Graduate students call for improved conditions in campus march
Graduate students march for improved conditions
Hundreds of graduate students and supporters trekked across Syracuse University’s campus Wednesday afternoon in an effort to raise awareness of Syracuse Graduate Employees United‘s efforts to be recognized as a formal union.
Meeting in front of Carnegie Library with signs and megaphones, marchers then walked across campus, shouting out call-and-response chants and stopping to speak in front of the Schine Student Center. The event dubbed the March of Recognition ended outside of Crouse-Hinds Hall, where SGEU organizers delivered a letter to SU Provost Gretchen Ritter asking for voluntary recognition of their unit by the university.
James Year, a multimedia, photography and design graduate student and instructional associate, said he was impressed by the number of students who enthusiastically joined the rally between their classes and teaching commitments.

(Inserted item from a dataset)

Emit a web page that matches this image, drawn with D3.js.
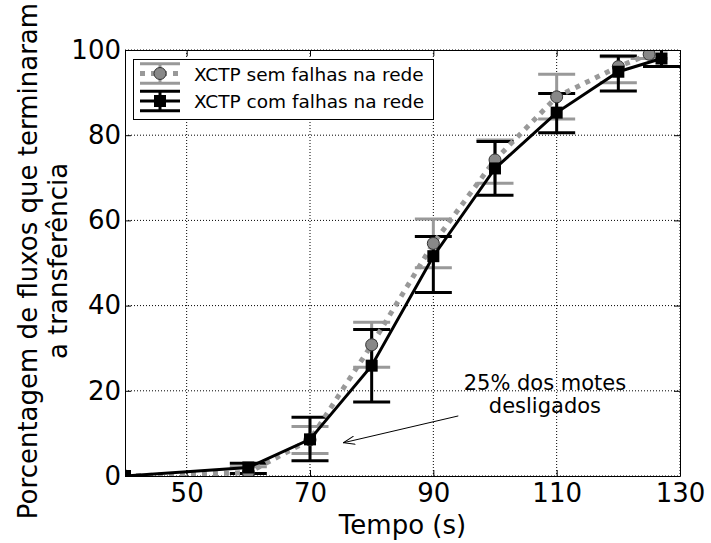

“Everyone I met was in good spirits and were all excited about the momentum we have,” Year said.
There are over 1,000 grad student workers at SU, and there is a super majority of support among that population for the union. Since launching in the fall of 2021, the SGEU has received letters of support from 254 professors, 700 undergraduate students and multiple local organizations.
SGEU is unionizing with SEIU Local 200United, a union with thousands of workers in New York, Pennsylvania, and Vermont. Workers within SEIU Local 200United hold jobs like nurses, first responders and educators and have a goal to control their working conditions in order to earn better pay and benefits as employees of the university.
SGEU organizers said SU graduate students working full-time earn around $22,000 while the 12-month living wage for Syracuse is $32,000. Those who are part-time employees make the state-regulated $14 an hour. Also, the SGEU says graduate students face rising rent and health insurance costs each year while also lacking basic protections from harassment, overworking and discrimination.
In an open letter delivered to the university, the students stated that they were seeking to bargain for improved working conditions for all of SU’s graduate student workers, saying that, “SU works because we do.”
If the SGEU doesn’t receive any response from the university, the unit plans to file with the National Labor Relations Board on Feb. 20 for a union election.
Sociology doctoral student Sergio Saravia said he believes in the strength of their unit.
“We hope that the university is going to recognize the union voluntarily,” Sarvia said. “But if not, we are going to file an election under the National Labor Relations Board, and we are going to vote, and we are going to win.”
Gianna Lanfrank contributed to this report.